Former New Zealand Prime Minister Helen Clark has a message for female Liberal MPs who say they have been bullied by their male colleagues — and it’s not one they would necessarily like to hear.
- Former PM urges women politicians to hang on and build support networks
- Says lack of money can hold female politicians back
- Is impressed by Jacinda Ardern, who is sending an ‘important signal’ as mother and PM
Ms Clark, who made it all the way to the top in the male-dominated world of New Zealand politics, told News Breakfast the Kiwi Parliament was a pretty rough place when she started out in 1981.
“I had to toughen up fast, because it wasn’t for the faint-hearted, actually being a junior member of my party caucus … and I was seen as being on the more radical feminist end of it,” she said.
“That wasn’t so easy either in those terms, so you had to be very resilient.
“And any women who goes right near the top, like Julie Bishop did, they’ve got to be pretty strong.”
It is pretty striking advice from a woman who spent nearly 30 years in politics and is seen, justifiably, as a champion of female empowerment.
So I asked Ms Clark whether she was essentially telling the aggrieved Liberal MPs to “harden up”.
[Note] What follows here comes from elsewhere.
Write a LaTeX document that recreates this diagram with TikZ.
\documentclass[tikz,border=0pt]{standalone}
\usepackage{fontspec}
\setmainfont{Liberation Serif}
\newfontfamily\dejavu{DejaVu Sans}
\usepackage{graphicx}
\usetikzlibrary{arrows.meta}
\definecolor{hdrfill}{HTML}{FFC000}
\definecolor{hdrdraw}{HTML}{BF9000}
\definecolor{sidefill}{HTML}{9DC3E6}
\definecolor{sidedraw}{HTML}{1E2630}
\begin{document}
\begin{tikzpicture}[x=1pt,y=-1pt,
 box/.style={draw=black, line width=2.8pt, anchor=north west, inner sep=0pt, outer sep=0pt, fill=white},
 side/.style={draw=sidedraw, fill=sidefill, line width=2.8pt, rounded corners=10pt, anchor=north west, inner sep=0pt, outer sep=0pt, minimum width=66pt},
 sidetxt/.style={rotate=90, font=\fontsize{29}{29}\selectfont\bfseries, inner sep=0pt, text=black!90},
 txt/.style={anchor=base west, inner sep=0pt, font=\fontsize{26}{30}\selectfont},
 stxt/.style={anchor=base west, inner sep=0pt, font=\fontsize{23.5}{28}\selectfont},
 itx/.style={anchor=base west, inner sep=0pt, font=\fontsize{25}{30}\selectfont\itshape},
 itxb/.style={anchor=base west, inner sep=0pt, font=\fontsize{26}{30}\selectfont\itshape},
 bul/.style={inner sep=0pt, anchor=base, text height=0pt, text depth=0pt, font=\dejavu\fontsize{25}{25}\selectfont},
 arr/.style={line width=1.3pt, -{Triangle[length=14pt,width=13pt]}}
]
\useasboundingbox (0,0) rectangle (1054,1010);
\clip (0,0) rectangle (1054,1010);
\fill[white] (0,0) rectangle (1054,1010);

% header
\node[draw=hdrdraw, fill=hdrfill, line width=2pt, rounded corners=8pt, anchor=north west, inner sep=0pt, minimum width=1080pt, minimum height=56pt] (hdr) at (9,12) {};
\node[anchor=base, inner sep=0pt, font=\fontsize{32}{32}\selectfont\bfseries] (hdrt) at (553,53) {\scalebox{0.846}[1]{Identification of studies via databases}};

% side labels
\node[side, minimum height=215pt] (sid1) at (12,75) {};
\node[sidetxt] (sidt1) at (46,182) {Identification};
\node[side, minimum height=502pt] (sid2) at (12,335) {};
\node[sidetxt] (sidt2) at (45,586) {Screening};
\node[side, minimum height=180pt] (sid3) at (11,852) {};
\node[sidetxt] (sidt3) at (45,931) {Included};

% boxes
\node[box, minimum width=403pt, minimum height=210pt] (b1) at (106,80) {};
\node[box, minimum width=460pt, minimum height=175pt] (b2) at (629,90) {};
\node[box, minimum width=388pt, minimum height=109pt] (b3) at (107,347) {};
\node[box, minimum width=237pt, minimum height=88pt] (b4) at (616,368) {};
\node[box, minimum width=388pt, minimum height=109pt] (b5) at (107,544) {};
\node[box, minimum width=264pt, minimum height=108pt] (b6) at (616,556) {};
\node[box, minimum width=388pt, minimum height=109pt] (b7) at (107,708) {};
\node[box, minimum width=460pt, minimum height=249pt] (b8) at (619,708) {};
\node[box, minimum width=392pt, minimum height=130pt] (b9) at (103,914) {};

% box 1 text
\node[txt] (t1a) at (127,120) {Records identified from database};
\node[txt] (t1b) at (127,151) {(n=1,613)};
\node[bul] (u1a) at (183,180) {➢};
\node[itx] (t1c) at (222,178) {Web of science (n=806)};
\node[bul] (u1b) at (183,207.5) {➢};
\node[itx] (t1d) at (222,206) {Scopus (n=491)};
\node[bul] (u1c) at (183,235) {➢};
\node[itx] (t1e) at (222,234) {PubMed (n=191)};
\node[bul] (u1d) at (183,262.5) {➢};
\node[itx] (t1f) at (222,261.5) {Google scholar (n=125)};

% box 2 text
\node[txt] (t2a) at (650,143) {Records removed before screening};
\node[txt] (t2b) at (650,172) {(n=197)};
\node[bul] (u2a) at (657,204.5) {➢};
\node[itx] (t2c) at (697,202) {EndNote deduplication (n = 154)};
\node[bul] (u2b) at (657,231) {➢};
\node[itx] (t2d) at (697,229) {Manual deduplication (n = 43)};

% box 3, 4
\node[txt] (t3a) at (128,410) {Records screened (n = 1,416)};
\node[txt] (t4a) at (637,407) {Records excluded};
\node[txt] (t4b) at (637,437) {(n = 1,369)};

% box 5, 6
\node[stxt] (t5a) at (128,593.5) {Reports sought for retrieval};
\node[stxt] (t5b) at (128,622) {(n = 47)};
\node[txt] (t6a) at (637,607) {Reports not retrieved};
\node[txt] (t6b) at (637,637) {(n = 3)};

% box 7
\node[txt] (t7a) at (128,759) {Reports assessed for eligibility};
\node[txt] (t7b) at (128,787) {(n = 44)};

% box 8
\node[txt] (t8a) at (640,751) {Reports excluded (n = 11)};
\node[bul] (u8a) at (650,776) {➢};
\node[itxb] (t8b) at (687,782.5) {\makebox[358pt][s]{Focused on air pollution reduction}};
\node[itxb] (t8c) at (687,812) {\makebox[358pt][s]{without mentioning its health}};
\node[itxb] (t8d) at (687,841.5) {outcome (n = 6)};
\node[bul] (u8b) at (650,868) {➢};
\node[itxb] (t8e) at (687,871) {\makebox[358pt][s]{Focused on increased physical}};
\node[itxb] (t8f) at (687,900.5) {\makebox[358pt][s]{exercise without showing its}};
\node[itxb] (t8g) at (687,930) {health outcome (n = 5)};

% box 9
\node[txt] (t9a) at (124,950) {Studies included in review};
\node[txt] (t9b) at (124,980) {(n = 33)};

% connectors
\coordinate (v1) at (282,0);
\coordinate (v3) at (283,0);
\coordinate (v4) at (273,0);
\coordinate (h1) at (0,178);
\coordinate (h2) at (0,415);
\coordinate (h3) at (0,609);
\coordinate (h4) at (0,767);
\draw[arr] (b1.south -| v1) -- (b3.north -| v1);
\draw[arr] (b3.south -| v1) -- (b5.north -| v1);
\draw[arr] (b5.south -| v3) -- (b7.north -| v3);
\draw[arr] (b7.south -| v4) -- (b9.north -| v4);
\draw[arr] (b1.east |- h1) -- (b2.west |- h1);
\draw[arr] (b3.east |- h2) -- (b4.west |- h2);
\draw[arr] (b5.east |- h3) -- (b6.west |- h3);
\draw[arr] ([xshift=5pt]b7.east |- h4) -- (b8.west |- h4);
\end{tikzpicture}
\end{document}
“Oh, just hang on in there and build the networks of support which will enable you to persevere,” she advised.
“I came in for a lot of knocks in my career, but I always had a strong circle of friends, supporters and family who said, ‘Keep going, keep standing there, you’re going to make it one day.’
“You really need that personal support.”
‘Lack of money can hold women back’
The former Prime Minister has just published a book of speeches, the theme of which is given away by the title: “Women, Equality, Power”.
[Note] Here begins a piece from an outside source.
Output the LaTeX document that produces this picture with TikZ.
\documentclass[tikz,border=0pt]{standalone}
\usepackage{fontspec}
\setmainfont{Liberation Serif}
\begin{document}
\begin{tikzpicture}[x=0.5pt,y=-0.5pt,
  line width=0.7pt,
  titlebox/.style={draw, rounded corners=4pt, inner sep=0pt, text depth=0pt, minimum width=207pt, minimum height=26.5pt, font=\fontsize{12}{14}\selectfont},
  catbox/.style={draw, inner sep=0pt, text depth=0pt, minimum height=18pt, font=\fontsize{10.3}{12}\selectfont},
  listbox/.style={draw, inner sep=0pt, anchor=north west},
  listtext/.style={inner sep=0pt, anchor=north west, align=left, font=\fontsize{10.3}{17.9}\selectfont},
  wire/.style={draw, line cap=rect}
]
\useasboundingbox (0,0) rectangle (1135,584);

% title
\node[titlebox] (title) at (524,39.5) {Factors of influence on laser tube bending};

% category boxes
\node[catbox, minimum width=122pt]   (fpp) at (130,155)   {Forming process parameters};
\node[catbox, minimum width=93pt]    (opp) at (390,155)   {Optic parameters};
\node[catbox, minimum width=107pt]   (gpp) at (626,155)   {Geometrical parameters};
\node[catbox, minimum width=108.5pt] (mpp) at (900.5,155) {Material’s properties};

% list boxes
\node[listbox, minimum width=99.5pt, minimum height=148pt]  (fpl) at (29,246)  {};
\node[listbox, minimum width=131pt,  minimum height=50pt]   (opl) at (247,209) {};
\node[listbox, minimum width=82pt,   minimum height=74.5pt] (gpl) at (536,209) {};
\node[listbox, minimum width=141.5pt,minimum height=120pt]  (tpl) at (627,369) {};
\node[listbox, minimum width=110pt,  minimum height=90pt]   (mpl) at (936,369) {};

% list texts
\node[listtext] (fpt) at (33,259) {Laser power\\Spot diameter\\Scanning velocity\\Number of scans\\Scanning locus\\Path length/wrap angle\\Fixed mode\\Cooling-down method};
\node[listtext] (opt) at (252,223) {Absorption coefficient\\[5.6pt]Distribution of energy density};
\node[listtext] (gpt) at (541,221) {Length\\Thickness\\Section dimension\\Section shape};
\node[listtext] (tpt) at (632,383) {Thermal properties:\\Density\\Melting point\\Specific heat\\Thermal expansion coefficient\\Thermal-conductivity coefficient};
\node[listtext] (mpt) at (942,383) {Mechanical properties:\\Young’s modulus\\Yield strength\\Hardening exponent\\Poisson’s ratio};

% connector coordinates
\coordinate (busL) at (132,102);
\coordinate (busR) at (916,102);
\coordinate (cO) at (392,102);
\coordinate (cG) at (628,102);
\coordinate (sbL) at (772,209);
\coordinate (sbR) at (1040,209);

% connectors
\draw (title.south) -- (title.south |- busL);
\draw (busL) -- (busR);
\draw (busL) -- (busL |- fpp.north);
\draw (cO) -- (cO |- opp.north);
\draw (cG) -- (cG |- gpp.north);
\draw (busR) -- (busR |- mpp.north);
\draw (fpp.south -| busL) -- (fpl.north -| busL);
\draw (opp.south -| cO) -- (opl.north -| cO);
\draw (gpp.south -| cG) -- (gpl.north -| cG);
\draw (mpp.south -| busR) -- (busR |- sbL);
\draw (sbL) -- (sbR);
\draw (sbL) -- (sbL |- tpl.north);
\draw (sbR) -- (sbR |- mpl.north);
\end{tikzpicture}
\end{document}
In speech after speech, Ms Clark points to the gender imbalance in politics and highlights the many structural barriers preventing more women rising to leadership positions.
She said in some countries there was in-built prejudice against women taking on positions of authority. She also wants women to be more supportive of other women aspiring to political leadership.
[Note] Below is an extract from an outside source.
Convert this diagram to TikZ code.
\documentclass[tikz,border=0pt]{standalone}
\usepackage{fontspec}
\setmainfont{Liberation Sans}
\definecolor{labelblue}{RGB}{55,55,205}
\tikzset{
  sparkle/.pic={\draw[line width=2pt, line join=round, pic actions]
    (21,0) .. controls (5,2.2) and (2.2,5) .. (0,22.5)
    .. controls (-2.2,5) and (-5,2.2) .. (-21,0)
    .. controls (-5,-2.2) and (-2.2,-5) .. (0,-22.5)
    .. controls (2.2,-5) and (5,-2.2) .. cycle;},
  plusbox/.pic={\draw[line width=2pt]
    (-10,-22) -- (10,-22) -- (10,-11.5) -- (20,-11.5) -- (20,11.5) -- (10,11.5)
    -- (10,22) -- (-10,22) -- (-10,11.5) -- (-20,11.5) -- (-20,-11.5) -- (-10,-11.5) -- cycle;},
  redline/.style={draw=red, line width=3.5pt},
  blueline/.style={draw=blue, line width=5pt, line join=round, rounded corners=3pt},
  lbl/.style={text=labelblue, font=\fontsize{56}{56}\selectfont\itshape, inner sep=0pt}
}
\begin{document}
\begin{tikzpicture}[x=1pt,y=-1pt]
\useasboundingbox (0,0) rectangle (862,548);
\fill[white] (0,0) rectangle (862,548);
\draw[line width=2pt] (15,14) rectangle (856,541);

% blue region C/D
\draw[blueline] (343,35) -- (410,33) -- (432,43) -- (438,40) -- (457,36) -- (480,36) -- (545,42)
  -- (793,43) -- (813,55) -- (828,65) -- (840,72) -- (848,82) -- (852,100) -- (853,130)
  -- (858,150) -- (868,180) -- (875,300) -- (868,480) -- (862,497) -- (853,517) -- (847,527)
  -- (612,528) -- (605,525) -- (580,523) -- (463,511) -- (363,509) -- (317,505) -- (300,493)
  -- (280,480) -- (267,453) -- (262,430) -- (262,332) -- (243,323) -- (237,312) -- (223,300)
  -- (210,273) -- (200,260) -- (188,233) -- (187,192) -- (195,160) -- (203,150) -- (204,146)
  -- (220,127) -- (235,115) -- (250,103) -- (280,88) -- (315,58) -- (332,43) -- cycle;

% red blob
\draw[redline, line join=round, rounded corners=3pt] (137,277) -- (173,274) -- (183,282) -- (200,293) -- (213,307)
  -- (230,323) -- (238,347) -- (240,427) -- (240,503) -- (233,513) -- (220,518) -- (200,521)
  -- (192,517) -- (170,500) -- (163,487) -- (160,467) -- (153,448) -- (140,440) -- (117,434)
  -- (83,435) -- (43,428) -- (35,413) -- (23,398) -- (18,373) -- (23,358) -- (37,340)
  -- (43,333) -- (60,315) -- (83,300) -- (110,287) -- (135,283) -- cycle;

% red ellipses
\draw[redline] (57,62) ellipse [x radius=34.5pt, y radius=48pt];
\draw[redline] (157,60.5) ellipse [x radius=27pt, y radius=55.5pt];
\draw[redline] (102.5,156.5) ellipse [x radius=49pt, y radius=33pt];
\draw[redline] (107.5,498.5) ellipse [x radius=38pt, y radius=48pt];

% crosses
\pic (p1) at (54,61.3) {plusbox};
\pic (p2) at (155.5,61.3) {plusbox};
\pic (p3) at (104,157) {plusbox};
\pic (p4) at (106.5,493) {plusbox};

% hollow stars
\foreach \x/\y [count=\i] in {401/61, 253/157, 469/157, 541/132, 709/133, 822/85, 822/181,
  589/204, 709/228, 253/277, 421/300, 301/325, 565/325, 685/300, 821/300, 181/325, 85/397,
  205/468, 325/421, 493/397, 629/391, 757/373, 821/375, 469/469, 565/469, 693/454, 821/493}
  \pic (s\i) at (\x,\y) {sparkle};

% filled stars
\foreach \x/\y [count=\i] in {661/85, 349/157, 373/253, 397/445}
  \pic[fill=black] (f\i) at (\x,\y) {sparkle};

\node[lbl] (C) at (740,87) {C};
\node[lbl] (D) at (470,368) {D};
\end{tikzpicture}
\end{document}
Some of the other challenges are much more basic.
“Often it can be money, in many countries where candidates have to raise their own finance, and the old girls networks are never as well-held as the old boys networks.”
One female leader she is very impressed with is the current New Zealand PM, Jacinda Ardern.
“She’s shattering all kinds of glass ceilings and I think for younger women it’s very exciting to see Jacinda becoming a mother and having a high-powered career,” she said.
“It gives them hope that they can combine family and career, which is such an important signal.”
As for the turmoil engulfing Australian politics more generally, Ms Clark, like most New Zealanders, has been watching on with bemusement.
Her successor as PM, John Key, once famously quipped he was always excited to meet his Australian counterpart because he never knew who would show up.
Ms Clark, who also spent eight years in a top post at the United Nations, chooses diplomacy.
“I think as a Kiwi it’s important not to be sanctimonious about it, because I remember periods where our politics was very much like that,” she said.
“Whether it helps or not is a moot point. But let’s hope it settles down for the interests of Australia.”